Carol Laura, left, and George Acquaire walk barefoot to a peace sign mowed in the grass at the site of the 1969 Woodstock Music and Arts Fair, Wednesday, July 24, 2019 in Bethel, N.Y. Woodstock will be celebrated on its 50th anniversary, but it won't be your hippie uncle's trample-the-fences concert. While plans for a big Woodstock 50 festival collapsed after a run of calamities, the bucolic upstate New York site of the 1969 show is hosting a long weekend of events featuring separate shows by festival veterans like Carlos Santana and John Fogerty. (AP Photo/Seth Wenig)

BETHEL, N.Y. — Woodstock will be celebrated on its 50th anniversary, but it won’t be your hippie uncle’s trample-the-fences concert.

While plans for a big Woodstock 50 festival collapsed after a run of calamities, the bucolic upstate New York site of the 1969 show is hosting a long weekend of events featuring separate shows by festival veterans like Carlos Santana and John Fogerty.

But officials concerned about traffic jams and crowding are strictly limiting access to the famous field now maintained by the Bethel Woods Center for the Arts. Visitors will need “travel passes” to drive to the site Thursday through Sunday, and only people with tickets for evening events can get those passes. There will be checkpoints.

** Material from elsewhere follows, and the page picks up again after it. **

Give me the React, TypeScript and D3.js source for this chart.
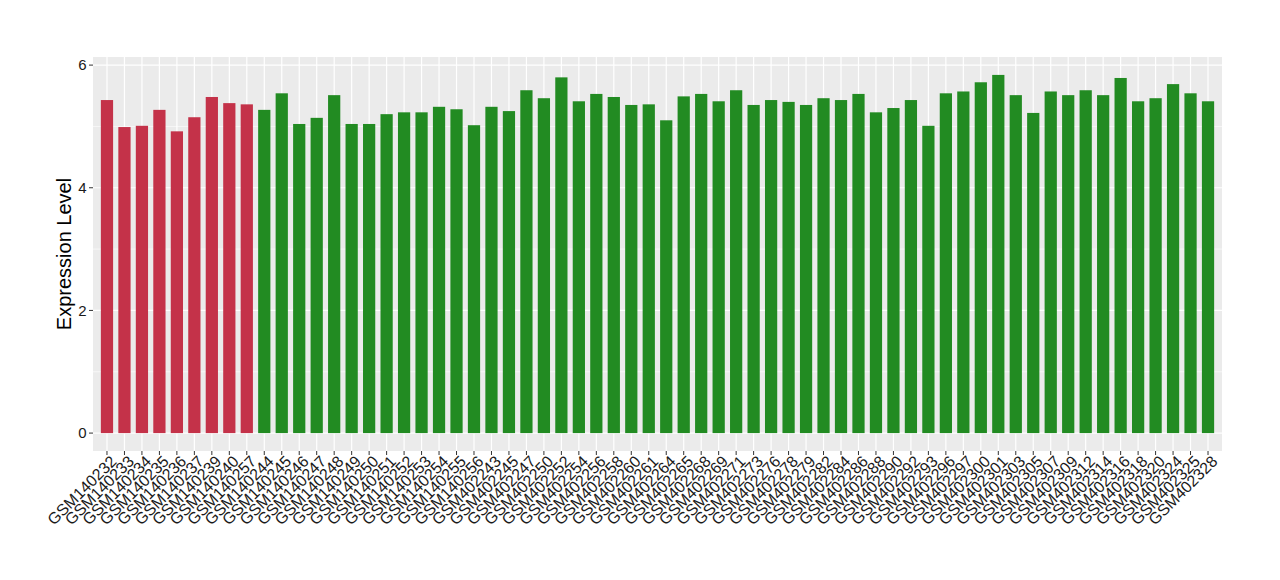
import React from 'react';
import * as d3 from 'd3';

// sample ids, in plot order
const samples = [
  'GSM140232', 'GSM140233', 'GSM140234', 'GSM140235', 'GSM140236', 'GSM140237', 'GSM140239', 'GSM140240', 'GSM140257',
  'GSM140244', 'GSM140245', 'GSM140246', 'GSM140247', 'GSM140248', 'GSM140249', 'GSM140250', 'GSM140251', 'GSM140252',
  'GSM140253', 'GSM140254', 'GSM140255', 'GSM140256',
  'GSM402243', 'GSM402245', 'GSM402247', 'GSM402250', 'GSM402252', 'GSM402254', 'GSM402256', 'GSM402258', 'GSM402260',
  'GSM402261', 'GSM402264', 'GSM402265', 'GSM402268', 'GSM402269', 'GSM402271', 'GSM402273', 'GSM402276', 'GSM402278',
  'GSM402279', 'GSM402282', 'GSM402284', 'GSM402286', 'GSM402288', 'GSM402290', 'GSM402292', 'GSM402293', 'GSM402296',
  'GSM402297', 'GSM402300', 'GSM402301', 'GSM402303', 'GSM402305', 'GSM402307', 'GSM402309', 'GSM402312', 'GSM402314',
  'GSM402316', 'GSM402318', 'GSM402320', 'GSM402324', 'GSM402325', 'GSM402328',
];

const expression = [
  5.43, 4.99, 5.01, 5.27, 4.92, 5.15, 5.48, 5.38, 5.36,
  5.27, 5.54, 5.04, 5.14, 5.51, 5.04, 5.04, 5.2, 5.23,
  5.23, 5.32, 5.28, 5.02,
  5.32, 5.25, 5.59, 5.46, 5.8, 5.41, 5.53, 5.48, 5.35,
  5.36, 5.1, 5.49, 5.53, 5.41, 5.59, 5.35, 5.43, 5.4,
  5.35, 5.46, 5.43, 5.53, 5.23, 5.3, 5.43, 5.01, 5.54,
  5.57, 5.72, 5.84, 5.51, 5.22, 5.57, 5.51, 5.59, 5.51,
  5.79, 5.41, 5.46, 5.69, 5.54, 5.41,
];

// first 9 samples belong to the red group
const groups = samples.map((_, i) => (i < 9 ? 'a' : 'b'));
const groupColors = { a: '#C43249', b: '#228B22' };

const yTicks = [0, 2, 4, 6];
const yMinor = [1, 3, 5];

const W = 1280;
const H = 580;
const left = 93;
const right = 1222;
const top = 57;
const bottom = 451;
const font = '"Liberation Sans", Arial, Helvetica, sans-serif';

export default function App() {
  const x = d3
    .scaleBand()
    .domain(samples)
    .range([left, right])
    .paddingInner(0.3)
    .paddingOuter(0.45);

  const maxV = d3.max(expression);
  const pad = maxV * 0.05;
  const y = d3.scaleLinear().domain([-pad, maxV + pad]).range([bottom, top]);

  const cx = (s) => x(s) + x.bandwidth() / 2;

  return (
    <svg width={W} height={H} style={{ position: 'absolute', left: 0, top: 0 }} fontFamily={font}>
      <rect x={left} y={top} width={right - left} height={bottom - top} fill="#EBEBEB" />
      {yMinor.map((t) => (
        <line key={'m' + t} x1={left} x2={right} y1={y(t)} y2={y(t)} stroke="#fff" strokeWidth={0.6} />
      ))}
      {yTicks.map((t) => (
        <line key={'g' + t} x1={left} x2={right} y1={y(t)} y2={y(t)} stroke="#fff" strokeWidth={1.2} />
      ))}
      {samples.map((s) => (
        <line key={'v' + s} x1={cx(s)} x2={cx(s)} y1={top} y2={bottom} stroke="#fff" strokeWidth={1.2} />
      ))}
      {samples.map((s, i) => (
        <rect
          key={'b' + s}
          x={x(s)}
          y={y(expression[i])}
          width={x.bandwidth()}
          height={y(0) - y(expression[i])}
          fill={groupColors[groups[i]]}
        />
      ))}
      {yTicks.map((t) => (
        <g key={'t' + t}>
          <line x1={left - 4} x2={left} y1={y(t)} y2={y(t)} stroke="#333" strokeWidth={1} />
          <text x={left - 6.5} y={y(t)} dy="0.36em" textAnchor="end" fontSize={15} fill="#1a1a1a">
            {t}
          </text>
        </g>
      ))}
      {samples.map((s) => (
        <g key={'x' + s}>
          <line x1={cx(s)} x2={cx(s)} y1={bottom} y2={bottom + 4} stroke="#333" strokeWidth={1} />
          <text
            transform={`translate(${cx(s) + 2},${bottom + 3}) rotate(-45)`}
            dy="0.75em"
            textAnchor="end"
            fontSize={16}
            fill="#1a1a1a"
          >
            {s}
          </text>
        </g>
      ))}
      <text
        transform={`translate(71,${(top + bottom) / 2}) rotate(-90)`}
        textAnchor="middle"
        fontSize={20}
        fill="#000"
      >
        Expression Level
      </text>
    </svg>
  );
}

“We’re trying to encourage people that are not interested in the concert-side of things, and just want to come and sort of breathe the air and feel the vibes … to come on other weekends,” said Bethel Woods chief executive officer Darlene Fedun.

Some would argue that Woodstock’s five-decade legacy belongs to the 400,000 or so people who attended the weekend festival, or to anyone inspired by the peace and music that came out of that anarchic weekend. But, as the anniversary approaches, in practice, it belongs to the separate groups that control the Woodstock music festival name and the concert site 80 miles (130 kilometers) northwest of New York City.

And their actions make clear that 2019 is way different from 1969.

Woodstock co-founder Michael Lang was part of a group that failed this year to pull off a multi-day Woodstock 50 festival. Organizers faced a series of setbacks, including the loss of their initial upstate New York site. Then they were denied a permit at an alternate site about a month before the show.

Woodstock organizers were denied permits a month before the ’69 show, too — that time in Wallkill, New York. Lang found the Bethel site with weeks to go.